We increased the number of usable ARM platforms by adding basic support for the ODROID XU board.
The port of VirtualBox to Genode prompted us to improve the NOVA platform in the following respects.
NOVA used to omit the propagation of the FPU state of the guest OS to the virtual machine monitor (VMM) during the world switch between the guest OS and the VMM. With the Vancouver VMM, which is traditionally used on NOVA, this omission did not pose any problem because Vancouver would never touch the FPU state of the guest. So the FPU context of the guest was always preserved throughout the handling of virtualization events. However, in contrast to the Vancouver VMM, VirtualBox relies on the propagation of the FPU state between the guest running in VT-X non-root mode and the guest running within the VirtualBox recompiler. Without properly propagating the FPU state between both virtualization back ends, both the guest OS in non-root mode and VirtualBox's recompiler would corrupt each other's FPU state. After first implementing an interim solution in our custom version of the kernel, the missing FPU context propagation had been implemented in the upstream version of NOVA as well.

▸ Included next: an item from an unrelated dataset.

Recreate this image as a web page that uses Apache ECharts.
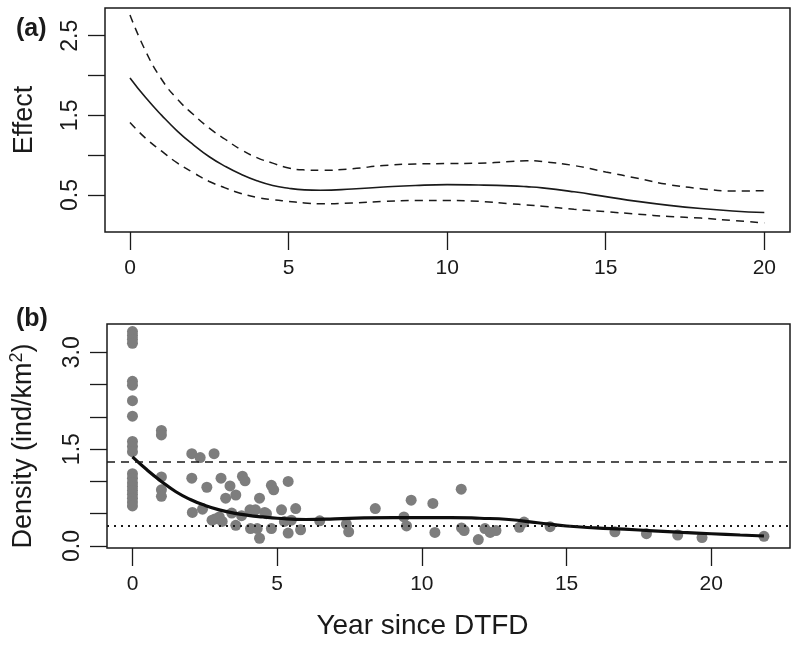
<!DOCTYPE html>
<html>
<head>
<meta charset="utf-8">
<script src="https://cdn.jsdelivr.net/npm/echarts@6/dist/echarts.min.js"></script>
<style>
html,body{margin:0;padding:0;background:#fff;}
#chart{width:800px;height:647px;}
</style>
</head>
<body>
<div id="chart"></div>
<script>
// ---------- Panel (a): fitted effect with confidence band ----------
const effectYears = [0,0.5,1,1.5,2,2.5,3,3.5,4,4.5,5,5.5,6,7,8,9,10,11,12,12.5,13,14,15,16,17,18,19,20];
const effectFit   = [1.97,1.72,1.50,1.30,1.13,0.98,0.86,0.76,0.68,0.62,0.585,0.565,0.56,0.575,0.60,0.62,0.63,0.625,0.615,0.605,0.59,0.54,0.48,0.42,0.37,0.33,0.30,0.28];
const effectUpper = [2.76,2.30,1.95,1.70,1.51,1.34,1.20,1.07,0.97,0.90,0.84,0.815,0.81,0.83,0.87,0.89,0.895,0.90,0.92,0.93,0.92,0.87,0.79,0.71,0.63,0.58,0.55,0.555];
const effectLower = [1.41,1.21,1.05,0.90,0.78,0.67,0.59,0.52,0.47,0.44,0.42,0.40,0.39,0.40,0.42,0.43,0.43,0.42,0.39,0.375,0.36,0.32,0.29,0.26,0.23,0.21,0.18,0.15];

// ---------- Panel (b): observed densities and fitted curve ----------
const densityYears = [
  0,0,0,0,0,0,0,0,0,0,0,0,0,0,0,0,0,0,0,0,
  1,1,1,1,1,
  2.05,2.34,2.82,2.05,2.57,3.06,3.37,3.57,3.22,3.8,3.89,4.8,4.88,5.38,4.39,
  2.07,2.42,2.85,3.0,2.75,3.1,3.43,3.77,3.57,4.06,4.25,4.57,4.08,4.31,4.39,
  4.8,5.15,5.64,5.38,5.49,5.81,4.63,5.25,6.47,
  7.39,7.47,8.39,9.38,9.47,9.63,10.38,10.45,11.36,11.37,11.46,11.95,12.18,12.36,12.56,
  13.37,13.53,14.43,16.67,17.76,18.84,19.68,21.82
];
const densityValues = [
  3.32,3.26,3.20,3.14,2.55,2.49,2.25,2.01,1.62,1.54,1.46,1.12,1.05,0.98,0.92,0.86,0.80,0.74,0.68,0.62,
  1.79,1.72,1.07,0.87,0.77,
  1.43,1.37,1.43,1.05,0.91,1.05,0.93,0.79,0.74,1.08,1.01,0.94,0.87,1.00,0.74,
  0.52,0.57,0.42,0.45,0.40,0.38,0.51,0.47,0.32,0.56,0.56,0.52,0.27,0.27,0.12,
  0.27,0.56,0.58,0.20,0.40,0.25,0.50,0.38,0.39,
  0.34,0.22,0.58,0.45,0.31,0.71,0.66,0.21,0.88,0.28,0.24,0.10,0.27,0.21,0.24,
  0.29,0.37,0.30,0.22,0.19,0.17,0.13,0.15
];
const curveYears  = [0,0.5,1,1.5,2,2.5,3,3.5,4,4.5,5,6,7,8,9,10,11,12,13,14,15,16,17,18,19,20,21,21.82];
const curveValues = [1.38,1.18,1.00,0.84,0.72,0.63,0.56,0.51,0.475,0.45,0.43,0.41,0.42,0.435,0.44,0.44,0.44,0.43,0.41,0.36,0.31,0.28,0.26,0.235,0.21,0.19,0.17,0.155];
const upperThreshold = 1.305;
const lowerThreshold = 0.31;

// ---------- Ticks ----------
const xTicksA = [0,5,10,15,20];
const yTicksA = [0.5,1,1.5,2,2.5];
const yLabelsA = [0.5,1.5,2.5];
const xTicksB = [0,5,10,15,20];
const yTicksB = [0,0.5,1,1.5,2,2.5,3];
const yLabelsB = [0,1.5,3];

const pair = (xs, ys) => xs.map((x, i) => [x, ys[i]]);
const FONT = "'Liberation Sans', Arial, Helvetica, sans-serif";
const INK = '#1a1a1a';

function xAxisCfg(gridIndex, min, max, ticks) {
  return {
    type: 'value', gridIndex, min, max,
    axisLine: { show: false, onZero: false },
    splitLine: { show: false },
    axisTick: { show: true, customValues: ticks, length: 18, lineStyle: { color: INK, width: 1.3 } },
    axisLabel: { customValues: ticks, margin: 26, fontSize: 21, color: INK, fontFamily: FONT }
  };
}
function yAxisCfg(gridIndex, min, max, ticks, labels, name, nameExtra) {
  return Object.assign({
    type: 'value', gridIndex, min, max,
    axisLine: { show: false, onZero: false },
    splitLine: { show: false },
    axisTick: { show: true, customValues: ticks, length: 17, lineStyle: { color: INK, width: 1.3 } },
    axisLabel: { customValues: labels, rotate: 90, margin: 23, fontSize: 23, color: INK, fontFamily: FONT,
                 formatter: v => v.toFixed(1) },
    name: name, nameLocation: 'middle', nameRotate: 90, nameGap: 67,
    nameTextStyle: { fontSize: 27, color: INK, fontFamily: FONT }
  }, nameExtra || {});
}

const chart = echarts.init(document.getElementById('chart'), null, { renderer: 'canvas' });
chart.setOption({
  animation: false,
  backgroundColor: '#ffffff',
  title: [
    { text: '(a)', left: 11, top: 12, textStyle: { fontSize: 25, fontWeight: 'bold', color: INK, fontFamily: FONT } },
    { text: '(b)', left: 11, top: 302, textStyle: { fontSize: 25, fontWeight: 'bold', color: INK, fontFamily: FONT } }
  ],
  grid: [
    { left: 105, top: 8, width: 685, height: 224, show: true, borderColor: INK, borderWidth: 1.5, backgroundColor: 'transparent' },
    { left: 105, top: 324, width: 685, height: 224, show: true, borderColor: INK, borderWidth: 1.5, backgroundColor: 'transparent' }
  ],
  xAxis: [
    xAxisCfg(0, -0.788, 20.81, xTicksA),
    Object.assign(xAxisCfg(1, -0.88, 22.72, xTicksB), {
      name: 'Year since DTFD', nameLocation: 'middle', nameGap: 64,
      nameTextStyle: { fontSize: 28, color: INK, fontFamily: FONT, padding: [0, 52, 0, 0] }
    })
  ],
  yAxis: [
    yAxisCfg(0, 0.0355, 2.848, yTicksA, yLabelsA, 'Effect'),
    yAxisCfg(1, -0.031, 3.438, yTicksB, yLabelsB, 'Density (ind/km{sup|2})', {
      nameTextStyle: { fontSize: 27, color: INK, fontFamily: FONT, padding: [0, 20, 0, 0],
        rich: { sup: { fontSize: 18, verticalAlign: 'top', padding: [0, 0, 14, 0], color: INK, fontFamily: FONT } } }
    })
  ],
  series: [
    { type: 'line', xAxisIndex: 0, yAxisIndex: 0, data: pair(effectYears, effectUpper), showSymbol: false,
      smooth: 0.5, lineStyle: { color: INK, width: 1.5, type: [8, 6] } },
    { type: 'line', xAxisIndex: 0, yAxisIndex: 0, data: pair(effectYears, effectFit), showSymbol: false,
      smooth: 0.5, lineStyle: { color: INK, width: 1.6 } },
    { type: 'line', xAxisIndex: 0, yAxisIndex: 0, data: pair(effectYears, effectLower), showSymbol: false,
      smooth: 0.5, lineStyle: { color: INK, width: 1.5, type: [8, 6] } },
    { type: 'scatter', xAxisIndex: 1, yAxisIndex: 1, data: pair(densityYears, densityValues),
      symbol: 'circle', symbolSize: 11, itemStyle: { color: '#7d7d7d', opacity: 1 }, z: 2 },
    { type: 'line', xAxisIndex: 1, yAxisIndex: 1, data: pair(curveYears, curveValues), showSymbol: false,
      smooth: 0.5, lineStyle: { color: '#0d0d0d', width: 3.2 }, z: 4,
      markLine: {
        silent: true, symbol: ['none', 'none'], label: { show: false },
        data: [
          { yAxis: upperThreshold, lineStyle: { color: INK, width: 1.5, type: [8, 6] } },
          { yAxis: lowerThreshold, lineStyle: { color: INK, width: 1.8, type: [2, 5] } }
        ]
      } }
  ]
});
</script>
</body>
</html>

In contrast to most kernels, NOVA did not allow a thread to yield its current time slice to another thread. The only way to yield CPU time was to block on a semaphore or to perform an RPC call. Unfortunately both of those instruments require the time-receiving threads to explicitly unblock the yielding thread (by releasing the semaphore or replying to the RPC call). However, there are situations where the progress of a thread may depend on an external condition or a side effect produced by another (unknown) thread. One particular example is the spin lock used to protect (an extremely short) critical section of Genode's lock metadata. Apparently VirtualBox presented us with several more use cases for thread-yield semantics. Therefore, we decided to extend NOVA's kernel interface with a new YIELD opcode to the ec_control system call.